When a champion withdraws from a title bout, there are no winners, and no one is really happy. It's been said that Zuffa has a history of making lemonade anytime they have been dealt a lemon, and they have been dealt one here.
How is the fight card looking now? What does it mean for the champion, challenger, and us, the fans?
While Lesnar may be accused of the "d-word" by some MMA fans, he really does
not lose very much by opting to delay the fight, and indeed, the Zuffa brass
may appreciate having their biggest name on the year's end card, UFC 108 .
Will either Lesnar or Carwin suffer from any ring rust when UFC 108 arrives? Probably
not, but Lesnar's training and money would likely allow him to recover faster than Carwin, who still works a part-time job.
From a purely sporting outlook, Lesnar had much to risk fighting with sickness, and the first complaint directed towards him had he revealed his ailment after the fight would have been that he should have never taken the fight were he not fit.

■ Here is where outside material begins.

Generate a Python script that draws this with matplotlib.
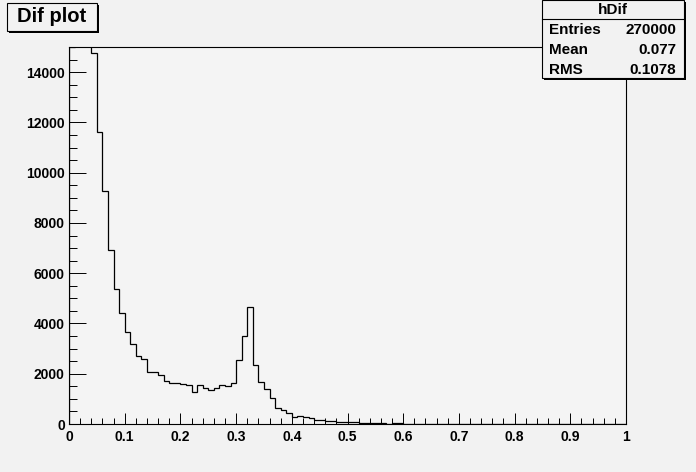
import matplotlib
matplotlib.use("Agg")
import matplotlib.pyplot as plt
import numpy as np
from matplotlib.patches import Rectangle

# histogram hDif: 100 bins on [0, 1], counts
# (first four bins are beyond the 15000 maximum and get clipped, as in ROOT)
bin_edges = np.linspace(0.0, 1.0, 101)
counts = [
    15000, 30000, 50000, 63000, 14780, 11600, 9290, 6910, 5370, 4400,
    3650, 3180, 2700, 2570, 2070, 2070, 1950, 1710, 1630, 1630,
    1580, 1540, 1270, 1540, 1420, 1340, 1420, 1540, 1500, 1620,
    2530, 3490, 4650, 2330, 1670, 1390, 1020, 640, 560, 420,
    270, 310, 280, 240, 150, 150, 120, 110, 90, 90,
    90, 70, 40, 30, 25, 25, 20, 15, 20, 20,
    15, 10, 10, 15, 15, 10, 5, 10, 5, 5,
    5, 5, 10, 5, 5, 5, 5, 5, 10, 5,
    5, 5, 5, 5, 5, 5, 5, 5, 5, 10,
    5, 10, 5, 5, 10, 5, 5, 5, 5, 5,
]
y_max = 15000

hist_name = "hDif"
title = "Dif plot"
stat_labels = ["Entries", "Mean", "RMS"]
stat_values = ["270000", "0.077", "0.1078"]

W, H = 696, 472
bg = "#f2f2f2"
font = ["Liberation Sans", "DejaVu Sans"]

fig = plt.figure(figsize=(W / 100, H / 100), dpi=100, facecolor=bg)

# frame from pixel 69..626 in x and 47..424 in y
ax = fig.add_axes([69 / W, (H - 424) / H, (626 - 69) / W, (424 - 47) / H])
ax.set_facecolor("#f4f4f4")

ax.stairs(counts, bin_edges, color="black", linewidth=0.9, baseline=0)

ax.set_xlim(0, 1)
ax.set_ylim(0, y_max)
ax.set_xticks(np.arange(0, 1.01, 0.1))
ax.set_xticks(np.arange(0, 1.001, 0.02), minor=True)
ax.set_yticks(np.arange(0, 14001, 2000))
ax.set_yticks(np.arange(0, 15001, 500), minor=True)
ax.set_xticklabels(["0", "0.1", "0.2", "0.3", "0.4", "0.5", "0.6", "0.7", "0.8", "0.9", "1"])
ax.set_yticklabels([str(v) for v in range(0, 14001, 2000)])

for spine in ax.spines.values():
    spine.set_linewidth(0.8)
ax.tick_params(axis="x", which="major", direction="in", length=8, width=0.7, pad=4)
ax.tick_params(axis="x", which="minor", direction="in", length=4.2, width=0.7)
ax.tick_params(axis="y", which="major", direction="in", length=12.3, width=0.7, pad=3)
ax.tick_params(axis="y", which="minor", direction="in", length=6.1, width=0.7)
for lab in ax.get_xticklabels() + ax.get_yticklabels():
    lab.set_fontfamily(font)
    lab.set_fontweight("bold")
    lab.set_fontsize(10)


def px_rect(x0, y0, x1, y1, **kw):
    # rectangle given in pixel coords measured from the top-left corner
    return Rectangle((x0 / W, 1 - y1 / H), (x1 - x0) / W, (y1 - y0) / H,
                     transform=fig.transFigure, **kw)


# title box with shadow
fig.patches.append(px_rect(9, 5, 99, 33, facecolor="black", edgecolor="none"))
fig.patches.append(px_rect(7, 3, 97, 31, facecolor=bg, edgecolor="black", linewidth=0.8))
fig.text(52 / W, 1 - 17 / H, title, ha="center", va="center", fontsize=14.5,
         fontweight="bold", family=font)

# stats box with shadow
fig.patches.append(px_rect(544, 2, 686, 80, facecolor="black", edgecolor="none", zorder=5))
fig.patches.append(px_rect(542, 0, 684, 78, facecolor=bg, edgecolor="black",
                           linewidth=0.8, zorder=6))
fig.add_artist(plt.Line2D([542 / W, 684 / W], [1 - 19 / H, 1 - 19 / H],
                          transform=fig.transFigure, color="black", linewidth=0.8, zorder=7))
fig.text(613 / W, 1 - 10 / H, hist_name, ha="center", va="center", fontsize=11,
         fontweight="bold", family=font, zorder=8)
for i, (lab, val) in enumerate(zip(stat_labels, stat_values)):
    yy = 1 - (30 + 20 * i) / H
    fig.text(549 / W, yy, lab, ha="left", va="center", fontsize=11,
             fontweight="bold", family=font, zorder=8)
    fig.text(676 / W, yy, val, ha="right", va="center", fontsize=11,
             fontweight="bold", family=font, zorder=8)

fig.savefig("out.png", dpi=100, facecolor=bg)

Many former champions who lost their titles and later claimed injury were victims of such criticisms; Tim Sylvia, Minotauro Nogueira, and Georges St.Pierre are all examples.
Carwin was smart to take the opportunity to wait out Lesnar and fight him at a different event, all the more so as it is now revealed that he has been slowed by a strain of swine flu.
If for some reason or another he had fought, he would be placing his title shot
in severe danger should he lose (see how Martin Kampmann fared against Paul Daley for a comparison).
Were the aforementioned scenario to happen, Carwin would likely not have sniffed a title shot for a long time and would have to work his way up from the bottom of the ladder.
The risk would have been all the greater when considering that Carwin's case of swine flu, which he recently made public.
With Manny Pacquaio, one of boxing's pioneers in terms of mass appeal, having a bout against Miguel Cotto one week before UFC 106 , it would have been preferable to have a superstar name like Lesnar on the card.
Tito Ortiz vs. Forrest Griffin is the new official main event, but how will it compare?
In a word, poorly. Current MMA fans, ie, ones not living in 2005, realise Tito cannot get into a position where he will win another title, and Griffin, while a decent fighter and still ranked in the upper echelon of the light-heavyweight division, could not be at a lower point in his career after being decimated by Anderson Silva in round one.
Lesnar brings everybody to the TV set, especially because he has the title. Whether people believe him to be a superhuman juggernaut or just an unskilled oaf who wins with pure size, people will tune in with anticipation.
Indeed, Ortiz was one of the first masters of it, and is partially responsible for the MMA explosion that happened in 2004. But without any belt to back it up, the novelty wears off.
Possibly the biggest losers, and particularly in the case of those who bought tickets to the Mandalay Bay Events Center on Nov. 21.
As has been said, Ortiz vs. Griffin II is a poor substitute for the heavyweight title bout being on the line, and I do not think anyone will offer a different opinion. Have you bought tickets or were you about to? Are you still paying for the card?